Given problem: Starting at the top of the listing, extract every line up to and including the one with "const femaleCiF = [4,2.5,1.5,3,5,8,11,15];". Pictures stay out of the copy.

►

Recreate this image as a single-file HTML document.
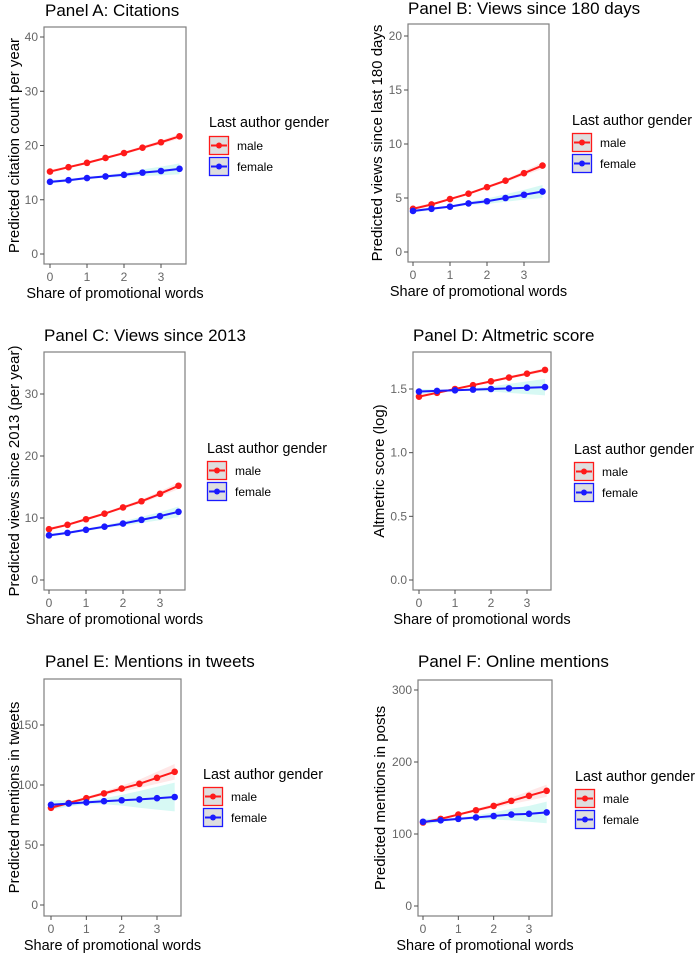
<!DOCTYPE html>
<html><head><meta charset="utf-8">
<style>
body{margin:0;background:#fff;}
svg{display:block;font-family:"Liberation Sans",Arial,sans-serif;}
</style></head>
<body>
<svg id="fig" width="700" height="953" viewBox="0 0 700 953" xmlns="http://www.w3.org/2000/svg"></svg>
<script>
const xVals = [0,0.5,1,1.5,2,2.5,3,3.5];
const xTicks = [0,1,2,3];
const panelTitles = ["Panel A: Citations","Panel B: Views since 180 days","Panel C: Views since 2013","Panel D: Altmetric score","Panel E: Mentions in tweets","Panel F: Online mentions"];
const yTitles = ["Predicted citation count per year","Predicted views since last 180 days","Predicted views since 2013 (per year)","Altmetric score (log)","Predicted mentions in tweets","Predicted mentions in posts"];
const yTicksA = [0,10,20,30,40];
const yTicksB = [0,5,10,15,20];
const yTicksC = [0,10,20,30];
const yTicksD = [0,0.5,1,1.5];
const yTicksE = [0,50,100,150];
const yTicksF = [0,100,200,300];
const maleA = [15.2,16.0,16.8,17.7,18.6,19.6,20.6,21.7];
const femaleA = [13.3,13.6,14.0,14.3,14.6,15.0,15.3,15.7];
const maleCiA = [0.3,0.25,0.2,0.2,0.25,0.3,0.35,0.45];
const femaleCiA = [0.3,0.25,0.2,0.25,0.4,0.6,0.8,1.0];
const maleB = [4.0,4.4,4.9,5.4,6.0,6.6,7.3,8.0];
const femaleB = [3.8,4.0,4.2,4.5,4.7,5.0,5.3,5.6];
const maleCiB = [0.15,0.12,0.1,0.1,0.12,0.15,0.2,0.3];
const femaleCiB = [0.15,0.12,0.1,0.15,0.25,0.35,0.45,0.6];
const maleC = [8.2,8.9,9.8,10.7,11.7,12.7,13.9,15.2];
const femaleC = [7.2,7.6,8.1,8.6,9.1,9.7,10.3,11.0];
const maleCiC = [0.25,0.2,0.2,0.2,0.25,0.3,0.4,0.55];
const femaleCiC = [0.25,0.2,0.2,0.25,0.35,0.5,0.65,0.85];
const maleD = [1.44,1.47,1.50,1.53,1.56,1.59,1.62,1.65];
const femaleD = [1.48,1.485,1.49,1.495,1.50,1.505,1.51,1.515];
const maleCiD = [0.01,0.008,0.006,0.006,0.008,0.01,0.012,0.015];
const femaleCiD = [0.02,0.012,0.006,0.01,0.02,0.035,0.05,0.065];
const maleE = [81,85,89,93,97,101,106,111];
const femaleE = [83.5,84.5,85.5,86.5,87.3,88,89,90];
const maleCiE = [1.5,1.2,1.2,1.5,2.5,3.5,5,6.5];
const femaleCiE = [4,2.5,1.5,2.5,4.5,7,9.5,12];
const maleF = [116,121,127,133,139,146,153,160];
const femaleF = [117,119,121,123,125,127,128,130];
const maleCiF = [2,1.5,1.5,2,3,4.5,6.5,8.5];
const femaleCiF = [4,2.5,1.5,3,5,8,11,15];

const panels = [
 {id:"a",left:44,right:186,top:27,bottom:264,x0px:50,x3px:161,yt:yTicksA,y0v:0,y0px:254,y1v:40,y1px:37,m:maleA,f:femaleA,mc:maleCiA,fc:femaleCiA,ttlX:45,ttlY:16,ytX:14,legX:209,legY:127,keyY:136},
 {id:"b",left:408,right:549,top:24,bottom:262,x0px:413,x3px:524,yt:yTicksB,y0v:0,y0px:252,y1v:20,y1px:36,m:maleB,f:femaleB,mc:maleCiB,fc:femaleCiB,ttlX:408,ttlY:14,ytX:377,legX:572,legY:125,keyY:133},
 {id:"c",left:44,right:185,top:352,bottom:590,x0px:49,x3px:160,yt:yTicksC,y0v:0,y0px:580,y1v:30,y1px:394,m:maleC,f:femaleC,mc:maleCiC,fc:femaleCiC,ttlX:44,ttlY:341,ytX:14,legX:207,legY:453,keyY:461},
 {id:"d",left:413,right:551,top:352,bottom:590,x0px:419,x3px:527,yt:yTicksD,y0v:0,y0px:580,y1v:1.5,y1px:389,m:maleD,f:femaleD,mc:maleCiD,fc:femaleCiD,ttlX:413,ttlY:341,ytX:379,legX:574,legY:454,keyY:462},
 {id:"e",left:44,right:181,top:679,bottom:916,x0px:51,x3px:157,yt:yTicksE,y0v:0,y0px:905,y1v:150,y1px:725,m:maleE,f:femaleE,mc:maleCiE,fc:femaleCiE,ttlX:45,ttlY:667,ytX:14,legX:203,legY:779,keyY:787},
 {id:"f",left:418,right:552,top:680,bottom:916,x0px:423,x3px:529,yt:yTicksF,y0v:0,y0px:906,y1v:300,y1px:690,m:maleF,f:femaleF,mc:maleCiF,fc:femaleCiF,ttlX:418,ttlY:667,ytX:380,legX:575,legY:781,keyY:789}
];
const NS="http://www.w3.org/2000/svg";
const svg=document.getElementById("fig");
function mk(tag,attrs,parent,text){
  const e=document.createElementNS(NS,tag);
  for(const k in attrs) e.setAttribute(k,attrs[k]);
  if(text!==undefined) e.textContent=text;
  (parent||svg).appendChild(e);
  return e;
}
const RED="#ff1a1a", BLUE="#1a1aff";
panels.forEach((p,i)=>{
  const g=mk("g",{});
  
  
  const sx=v=>p.x0px+(p.x3px-p.x0px)*v/3;
  const sy=v=>p.y0px+(p.y1px-p.y0px)*(v-p.y0v)/(p.y1v-p.y0v);
  const t=mk("text",{x:p.ttlX,y:p.ttlY,"font-size":"17","fill":"#000"},g,panelTitles[i]);
  
  
  [[p.m,p.mc,"rgba(255,120,120,0.18)","male"],[p.f,p.fc,"rgba(110,235,215,0.28)","female"]].forEach(s=>{
    let d="";
    xVals.forEach((x,k)=>{d+=(k?"L":"M")+sx(x)+","+sy(s[0][k]+s[1][k]);});
    for(let k=xVals.length-1;k>=0;k--) d+="L"+sx(xVals[k])+","+sy(s[0][k]-s[1][k]);
    const b=mk("path",{d:d+"Z",fill:s[2]},g);
    
    
  });
  [[p.m,RED,"male"],[p.f,BLUE,"female"]].forEach(s=>{
    const pts=xVals.map((x,k)=>sx(x)+","+sy(s[0][k])).join(" ");
    const l=mk("polyline",{points:pts,fill:"none",stroke:s[1],"stroke-width":"2"},g);
    
    
    xVals.forEach((x,k)=>{
      const c=mk("circle",{cx:sx(x),cy:sy(s[0][k]),r:"3.3",fill:s[1]},g);
      
      
    });
  });
  const box=mk("rect",{x:p.left,y:p.top,width:p.right-p.left,height:p.bottom-p.top,fill:"none",stroke:"#7f7f7f","stroke-width":"1.2"},g);
  
  
  p.yt.forEach(v=>{
    const y=sy(v);
    mk("line",{x1:p.left-4,x2:p.left,y1:y,y2:y,stroke:"#4d4d4d","stroke-width":"1"},g);
    const tl=mk("text",{x:p.left-6,y:y+4,"font-size":"12",fill:"#666","text-anchor":"end"},g,String(p.id==="d"?v.toFixed(1):v));
    
    
  });
  xTicks.forEach(v=>{
    const x=sx(v);
    mk("line",{x1:x,x2:x,y1:p.bottom,y2:p.bottom+4,stroke:"#4d4d4d","stroke-width":"1"},g);
    const tl=mk("text",{x:x,y:p.bottom+17,"font-size":"12",fill:"#666","text-anchor":"middle"},g,String(v));
    
    
  });
  const xt=mk("text",{x:(p.left+p.right)/2,y:p.bottom+34,"font-size":"14.5","text-anchor":"middle",fill:"#000"},g,"Share of promotional words");
  
  
  const cy=(p.top+p.bottom)/2;
  const yt=mk("text",{x:p.ytX,y:cy,"font-size":"15","text-anchor":"middle",fill:"#000",transform:"rotate(-90 "+p.ytX+" "+cy+") translate(0 5)"},g,yTitles[i]);
  
  
  const lg=mk("g",{},g);
  
  
  mk("text",{x:p.legX,y:p.legY,"font-size":"14.3",fill:"#000"},lg,"Last author gender");
  [["male",RED],["female",BLUE]].forEach((s,k)=>{
    const ky=p.keyY+k*21;
    const ke=mk("g",{},lg);
    
    
    mk("rect",{x:p.legX+0.5,y:ky+0.5,width:19,height:18,fill:"#dedede",stroke:s[1],"stroke-width":"1.3"},ke);
    mk("line",{x1:p.legX+2,x2:p.legX+18,y1:ky+9.5,y2:ky+9.5,stroke:s[1],"stroke-width":"2"},ke);
    mk("circle",{cx:p.legX+10,cy:ky+9.5,r:"3",fill:s[1]},ke);
    mk("text",{x:p.legX+28,y:ky+14,"font-size":"12",fill:"#000"},ke,s[0]);
  });
});
</script>
</body></html>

◄

Correct answer:
Recreate this image as a single-file HTML document.
<!DOCTYPE html>
<html><head><meta charset="utf-8">
<style>
body{margin:0;background:#fff;}
svg{display:block;font-family:"Liberation Sans",Arial,sans-serif;}
</style></head>
<body>
<svg id="fig" width="700" height="953" viewBox="0 0 700 953" xmlns="http://www.w3.org/2000/svg"></svg>
<script>
const xVals = [0,0.5,1,1.5,2,2.5,3,3.5];
const xTicks = [0,1,2,3];
const panelTitles = ["Panel A: Citations","Panel B: Views since 180 days","Panel C: Views since 2013","Panel D: Altmetric score","Panel E: Mentions in tweets","Panel F: Online mentions"];
const yTitles = ["Predicted citation count per year","Predicted views since last 180 days","Predicted views since 2013 (per year)","Altmetric score (log)","Predicted mentions in tweets","Predicted mentions in posts"];
const yTicksA = [0,10,20,30,40];
const yTicksB = [0,5,10,15,20];
const yTicksC = [0,10,20,30];
const yTicksD = [0,0.5,1,1.5];
const yTicksE = [0,50,100,150];
const yTicksF = [0,100,200,300];
const maleA = [15.2,16.0,16.8,17.7,18.6,19.6,20.6,21.7];
const femaleA = [13.3,13.6,14.0,14.3,14.6,15.0,15.3,15.7];
const maleCiA = [0.3,0.25,0.2,0.2,0.25,0.3,0.35,0.45];
const femaleCiA = [0.3,0.25,0.2,0.25,0.4,0.6,0.8,1.0];
const maleB = [4.0,4.4,4.9,5.4,6.0,6.6,7.3,8.0];
const femaleB = [3.8,4.0,4.2,4.5,4.7,5.0,5.3,5.6];
const maleCiB = [0.15,0.12,0.1,0.1,0.12,0.15,0.2,0.3];
const femaleCiB = [0.15,0.12,0.1,0.15,0.25,0.35,0.45,0.6];
const maleC = [8.2,8.9,9.8,10.7,11.7,12.7,13.9,15.2];
const femaleC = [7.2,7.6,8.1,8.6,9.1,9.7,10.3,11.0];
const maleCiC = [0.25,0.2,0.2,0.2,0.25,0.3,0.4,0.55];
const femaleCiC = [0.25,0.2,0.2,0.25,0.35,0.5,0.65,0.85];
const maleD = [1.44,1.47,1.50,1.53,1.56,1.59,1.62,1.65];
const femaleD = [1.48,1.485,1.49,1.495,1.50,1.505,1.51,1.515];
const maleCiD = [0.01,0.008,0.006,0.006,0.008,0.01,0.012,0.015];
const femaleCiD = [0.02,0.012,0.006,0.01,0.02,0.035,0.05,0.065];
const maleE = [81,85,89,93,97,101,106,111];
const femaleE = [83.5,84.5,85.5,86.5,87.3,88,89,90];
const maleCiE = [1.5,1.2,1.2,1.5,2.5,3.5,5,6.5];
const femaleCiE = [4,2.5,1.5,2.5,4.5,7,9.5,12];
const maleF = [116,121,127,133,139,146,153,160];
const femaleF = [117,119,121,123,125,127,128,130];
const maleCiF = [2,1.5,1.5,2,3,4.5,6.5,8.5];
const femaleCiF = [4,2.5,1.5,3,5,8,11,15];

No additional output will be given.